EXERCISE DESCRIPTION = Extract the lines from the start through the line that holds "import plotly.graph_objects as go", both included, omitting all images.

---- MATERIAL

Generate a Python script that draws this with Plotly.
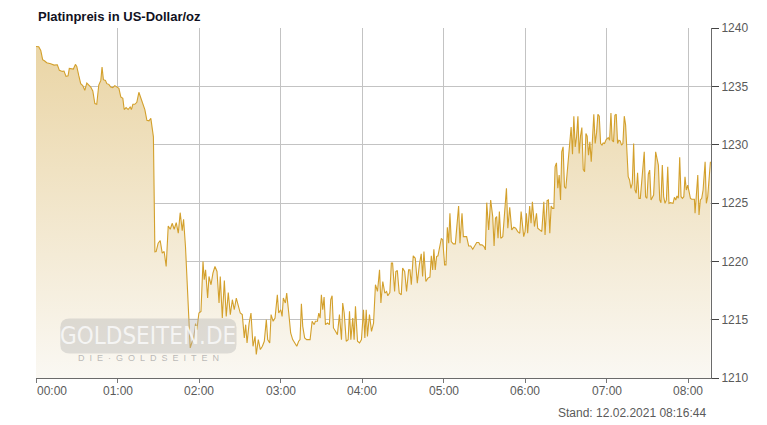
import plotly.graph_objects as go

# Minuten seit 00:00 und Platinpreis (USD/oz)
minutes = [
    0, 2.0, 3.5, 4.9, 6.4, 7.9, 10.8, 13.3, 15.7, 17.2, 19.4, 20.6, 22.1, 23.6, 24.5, 26.0,
    27.5, 29.0, 30.0, 31.5, 32.9, 34.4, 35.9, 37.4, 38.8, 40.3, 41.8, 43.3, 44.7, 46.2, 47.7,
    48.6, 49.6, 51.1, 52.1, 53.6, 55.0, 56.5, 58.0, 59.5, 61.0, 62.4, 63.9, 64.9, 66.3, 67.8,
    69.3, 70.2, 71.3, 72.7, 74.2, 75.7, 77.2, 78.6, 80.1, 81.6, 83.1, 84.5, 85.5, 86.4, 87.5,
    88.4, 89.9, 91.4, 92.9, 94.3, 95.8, 97.3, 98.8, 100.2, 101.7, 103.2, 104.7, 106.1, 107.6,
    108.6, 110.0, 111.5, 112.5, 113.5, 115.0, 115.9, 117.4, 118.4, 119.9, 121.4, 122.9, 123.8,
    124.8, 126.3, 127.3, 128.8, 130.2, 131.7, 133.2, 134.7, 135.6, 137.1, 138.6, 140.0, 141.5,
    143.0, 144.5, 145.9, 147.4, 148.9, 150.3, 151.8, 153.3, 154.3, 155.3, 156.8, 158.2, 159.7,
    161.2, 162.1, 163.6, 165.1, 166.6, 168.0, 169.5, 170.5, 172.0, 173.0, 174.5, 175.9,
    177.6, 178.6, 180.1, 181.1, 182.0, 183.5, 184.5, 186.0, 187.4, 188.9, 190.4, 191.9, 193.3,
    194.3, 195.3, 196.3, 197.7, 199.2, 201.7, 203.2, 204.7, 205.6, 207.1, 208.1, 209.1, 210.0,
    211.0, 212.0, 213.0, 214.5, 215.9, 216.9, 217.9, 218.9, 220.4, 221.8, 223.3, 224.8, 225.7,
    226.8, 228.3, 229.7, 230.7, 231.7, 233.1, 234.1, 235.1, 236.6, 238.1, 239.5, 241.0, 242.0,
    243.0, 243.9, 245.4, 246.9, 248.4, 249.8, 251.3, 252.8, 253.8, 255.2, 256.7,
    258.0, 258.9, 260.4, 261.5, 262.4, 263.9, 264.8, 265.9, 267.3, 268.8, 269.8, 271.3, 272.7,
    274.2, 275.2, 276.2, 277.6, 279.1, 280.6, 282.1, 283.5, 284.5, 285.5, 286.9, 288.4, 289.9,
    290.9, 291.9, 292.8, 293.8, 294.8, 295.8, 297.3, 298.3, 299.3, 300.7, 301.7, 302.7, 303.7,
    304.6, 305.6, 307.1, 308.6, 309.5, 311.0, 312.0, 313.5, 314.5, 315.5, 316.9, 318.4, 319.9,
    321.4, 322.8, 324.3, 325.8, 326.8, 328.2, 329.7, 330.7, 331.7, 333.1, 334.6, 336.1, 337.1,
    338.1, 339.0, 340.0, 341.0, 342.0, 343.5,
    346.2, 347.2, 348.6, 350.1, 351.6, 353.0, 354.5, 356.0, 357.0, 357.9, 358.9, 359.9, 360.9,
    361.8, 363.3, 364.3, 365.3, 366.8, 368.3, 369.2, 370.7, 372.2, 373.7, 374.6, 376.1, 377.1,
    378.1, 379.1, 380.1, 381.1, 382.0, 383.0, 384.0, 385.0, 386.0, 386.9, 387.9, 388.9, 389.9,
    390.9, 391.9, 392.9, 393.8, 394.8, 395.8, 396.8, 397.8, 398.8, 399.7, 400.7, 401.7, 402.7,
    403.7, 404.7, 405.6, 406.6, 407.6, 408.6, 409.6, 410.5, 411.5, 412.5, 413.5, 414.5, 415.5,
    416.5, 417.4, 418.4,
    419.6, 421.1, 422.1, 423.1, 424.0, 425.0, 426.0, 427.0, 428.0, 428.9, 429.9, 430.9, 431.9,
    432.9, 433.9, 434.9, 435.8, 436.8, 437.8, 438.8, 439.8, 440.8, 441.7, 442.7, 443.7, 444.7,
    445.7, 446.7, 447.6, 448.6, 449.6, 450.6, 451.6, 452.6, 453.5, 454.5, 456.0, 457.0, 458.0,
    459.0, 459.9, 460.9, 461.9, 462.9, 463.9, 464.9, 465.8, 466.8, 467.8, 468.8, 469.8, 470.8,
    471.7, 472.7, 473.7, 474.7, 475.7, 476.7, 477.6, 478.6, 479.6, 480.6, 481.6, 482.6, 483.5,
    484.5, 485.0, 486.0, 487.0, 487.9, 488.9, 489.9, 490.9, 492.4, 493.3, 494.3, 495.3, 496.3,
]

price = [
    1238.42, 1238.40, 1238.08, 1237.28, 1237.17, 1237.02, 1236.94, 1236.82, 1236.85, 1236.37,
    1236.28, 1236.31, 1235.85, 1235.91, 1236.54, 1236.54, 1236.48, 1236.88, 1236.71, 1235.91,
    1235.23, 1235.06, 1234.66, 1235.28, 1235.11, 1234.94, 1234.60, 1233.52, 1233.46, 1235.11,
    1235.51, 1236.65, 1235.57, 1235.51, 1235.23, 1235.17, 1234.94, 1234.89, 1235.06, 1234.94,
    1234.83, 1234.09, 1233.97, 1233.01, 1233.18, 1233.01, 1233.23, 1233.01, 1233.46, 1233.46,
    1233.63, 1234.49, 1234.03, 1233.63, 1233.01, 1232.09, 1232.04, 1232.26, 1231.24, 1230.67,
    1220.81,
    1220.84, 1221.56, 1221.78, 1220.70, 1220.84, 1219.56, 1223.03, 1222.75, 1223.26, 1222.75,
    1223.32, 1222.41, 1224.17, 1222.63, 1223.60, 1221.27, 1217.85, 1214.43, 1212.58, 1213.15,
    1213.29, 1214.66, 1214.15, 1215.57, 1215.71, 1219.98, 1218.42, 1219.27, 1216.85, 1218.70,
    1217.99, 1218.99, 1219.56, 1219.13, 1216.43, 1218.70, 1215.14, 1218.36, 1215.28, 1217.33,
    1215.43, 1216.71, 1215.85, 1216.85, 1216.14, 1215.57, 1215.43, 1213.44, 1214.57, 1213.00,
    1214.66, 1215.57, 1212.72, 1213.57, 1212.01, 1213.29, 1212.44, 1212.72, 1213.15, 1215.00,
    1213.29, 1213.00, 1215.43, 1214.86, 1215.14,
    1217.14, 1215.57, 1215.85, 1215.28, 1216.85, 1216.43, 1217.28, 1215.57, 1213.86, 1213.29,
    1213.00, 1212.72, 1213.15, 1213.29, 1216.37, 1214.43, 1213.44, 1213.29, 1213.29, 1214.86,
    1214.57, 1214.86, 1214.86, 1215.57, 1215.14, 1217.14, 1215.85, 1216.94, 1214.57, 1214.71,
    1214.57, 1216.71, 1217.05, 1214.29, 1214.00, 1213.72, 1215.43, 1213.29, 1216.43, 1215.57,
    1213.15, 1213.29, 1215.71, 1213.29, 1215.14, 1213.29, 1216.14, 1213.15, 1213.00, 1213.29,
    1215.85, 1213.44, 1215.85, 1213.57, 1215.43, 1214.00, 1214.71, 1217.99, 1217.42, 1219.27,
    1216.43, 1218.27, 1217.28,
    1217.42, 1217.05, 1217.33, 1219.85, 1219.85, 1217.42, 1219.13, 1219.22, 1217.28, 1217.14,
    1219.42, 1219.13, 1217.42, 1219.27, 1219.27, 1217.99, 1220.47, 1220.27, 1218.13, 1219.70,
    1220.64, 1218.70, 1220.84, 1218.27, 1218.56, 1218.65, 1220.47, 1219.27, 1221.04, 1219.27,
    1220.41, 1220.47, 1221.41, 1221.98, 1221.84, 1219.70, 1219.70, 1222.92, 1221.56, 1224.12,
    1221.70, 1221.50, 1221.50, 1222.98, 1224.74, 1221.56, 1224.12, 1222.12, 1222.12, 1222.12,
    1221.32, 1221.32, 1221.04, 1221.27, 1221.61, 1221.61, 1221.41, 1221.41, 1221.27, 1220.98,
    1225.03, 1222.69, 1225.26, 1223.83, 1221.32, 1223.69, 1223.83, 1221.98, 1224.26, 1221.98,
    1222.12,
    1226.26, 1222.84, 1224.63, 1222.69, 1222.92, 1222.84, 1222.55, 1222.41, 1224.26, 1223.26,
    1222.12, 1222.55, 1224.12, 1222.41, 1224.74, 1223.26, 1225.11, 1222.98, 1224.12, 1222.84,
    1222.69, 1222.55, 1225.11, 1222.26, 1225.20, 1225.26, 1222.41, 1224.74, 1224.54, 1224.54,
    1228.10, 1228.44, 1226.26, 1227.39, 1225.26, 1229.39, 1229.81, 1226.39, 1226.25, 1227.82,
    1229.10, 1230.10, 1231.52, 1229.19, 1232.44, 1229.81, 1230.67, 1232.44, 1229.25, 1230.73,
    1231.46, 1227.88, 1227.68, 1230.96, 1230.73, 1229.10, 1230.24, 1228.53, 1230.81, 1232.61,
    1230.10, 1231.01, 1232.61, 1232.44, 1230.10, 1229.96, 1230.15, 1230.10,
    1230.44, 1230.61, 1230.38, 1232.72, 1230.38, 1230.24, 1232.52, 1232.61, 1230.10, 1230.38,
    1230.32, 1229.96, 1230.10, 1232.44, 1231.67, 1229.67, 1227.25, 1226.97, 1226.26, 1226.68,
    1230.10, 1226.11, 1225.83, 1227.59, 1225.40, 1225.40, 1226.82, 1228.25, 1229.39, 1225.54,
    1225.40, 1227.48, 1227.82, 1225.26, 1225.54, 1225.68, 1229.39, 1228.82, 1228.25, 1225.26,
    1225.03, 1228.25, 1225.54, 1224.97, 1225.26, 1228.10, 1224.97, 1225.03, 1225.03, 1224.97,
    1225.49, 1225.26, 1225.60, 1225.40, 1228.91, 1225.54, 1225.40, 1225.54, 1227.25, 1226.11,
    1226.54, 1225.83, 1225.40, 1225.32, 1225.32, 1225.32, 1224.12, 1225.83, 1227.39, 1223.97,
    1225.26, 1225.40, 1226.11, 1228.53, 1224.97, 1225.54, 1227.25, 1228.53,
]

assert len(minutes) == len(price), (len(minutes), len(price))

hour_ticks = [0, 60, 120, 180, 240, 300, 360, 420, 480]
hour_labels = ['00:00', '01:00', '02:00', '03:00', '04:00', '05:00', '06:00', '07:00', '08:00']
price_ticks = [1210, 1215, 1220, 1225, 1230, 1235, 1240]
end_minute = 496.73  # 08:16:44

font = 'Liberation Sans, Arial, sans-serif'

fig = go.Figure()
fig.add_trace(go.Scatter(
    x=minutes, y=price, mode='lines',
    line={'color': '#d3a02c', 'width': 1.1},
    fill='tozeroy',
    fillgradient={'type': 'vertical', 'start': 1210, 'stop': 1240,
                  'colorscale': [[0, '#faf8f3'], [1, '#e9d3a1']]},
    hoverinfo='skip', showlegend=False,
))

annotations = []
# Zeitachse
for i, (t, lab) in enumerate(zip(hour_ticks, hour_labels)):
    annotations.append(dict(
        x=t, xref='x', y=0, yref='paper', yanchor='top', yshift=-4,
        xanchor='left' if i == 0 else 'center', xshift=-1 if i == 0 else 0,
        text=lab, showarrow=False, font={'family': font, 'size': 12, 'color': '#5a5a5a'}))

# Titel und Stand
annotations.append(dict(
    x=0, xref='paper', xanchor='left', xshift=0, y=1, yref='paper', yanchor='middle', yshift=12,
    text='<b>Platinpreis in US-Dollar/oz</b>', showarrow=False,
    font={'family': font, 'size': 13, 'color': '#111122'}))
annotations.append(dict(
    x=1, xref='paper', xanchor='right', xshift=-3, y=0, yref='paper', yanchor='middle', yshift=-35,
    text='Stand: 12.02.2021 08:16:44', showarrow=False,
    font={'family': font, 'size': 12, 'color': '#5a5a5a'}))

# Wasserzeichen
annotations.append(dict(
    x=0.166, xref='paper', xanchor='center', y=0.12, yref='paper', yanchor='middle',
    text='GOLDSEITEN.DE', showarrow=False,
    font={'family': 'DejaVu Sans Condensed, Liberation Sans Narrow, sans-serif', 'size': 24,
          'color': 'rgba(250,250,250,0.85)'}))
annotations.append(dict(
    x=0.166, xref='paper', xanchor='center', y=0.058, yref='paper', yanchor='middle',
    text='\u00a0\u00a0'.join('DIE·GOLDSEITEN'), showarrow=False,
    font={'family': font, 'size': 9, 'color': 'rgba(170,170,170,0.8)'}))

# Browserfenster hat 8px Rand um die Seite
fig.update_layout(
    width=759, height=417,
    margin={'l': 28, 'r': 56, 't': 20, 'b': 47, 'pad': 0},
    paper_bgcolor='white', plot_bgcolor='white',
    font={'family': font, 'size': 12, 'color': '#5a5a5a'},
    showlegend=False,
    annotations=annotations,
    shapes=[dict(
        type='path', xref='paper', yref='paper', layer='above',
        path='M 0.05,0.07 L 0.283,0.07 Q 0.297,0.07 0.297,0.095 L 0.297,0.145 '
             'Q 0.297,0.17 0.283,0.17 L 0.05,0.17 Q 0.036,0.17 0.036,0.145 '
             'L 0.036,0.095 Q 0.036,0.07 0.05,0.07 Z',
        fillcolor='rgba(175,175,175,0.38)', line={'width': 0})],
    xaxis={
        'range': [0, end_minute], 'tickvals': hour_ticks, 'showticklabels': False,
        'ticks': 'outside', 'ticklen': 4, 'tickcolor': '#777',
        'showgrid': True, 'gridcolor': '#c3c3c3', 'gridwidth': 1,
        'showline': True, 'linecolor': '#6b6b6b', 'linewidth': 1, 'zeroline': False,
        'fixedrange': True,
    },
    yaxis={
        'range': [1210, 1240], 'tickvals': price_ticks, 'side': 'right',
        'ticks': 'outside', 'ticklen': 7, 'tickcolor': '#444',
        'tickfont': {'family': font, 'size': 12, 'color': '#5a5a5a'},
        'showgrid': True, 'gridcolor': '#c3c3c3', 'gridwidth': 1,
        'showline': True, 'linecolor': '#6b6b6b', 'linewidth': 1, 'zeroline': False,
        'fixedrange': True,
    },
)

fig.write_html('out.html')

--------

ANSWER TO THIS TASK =
Generate a Python script that draws this with Plotly.
import plotly.graph_objects as go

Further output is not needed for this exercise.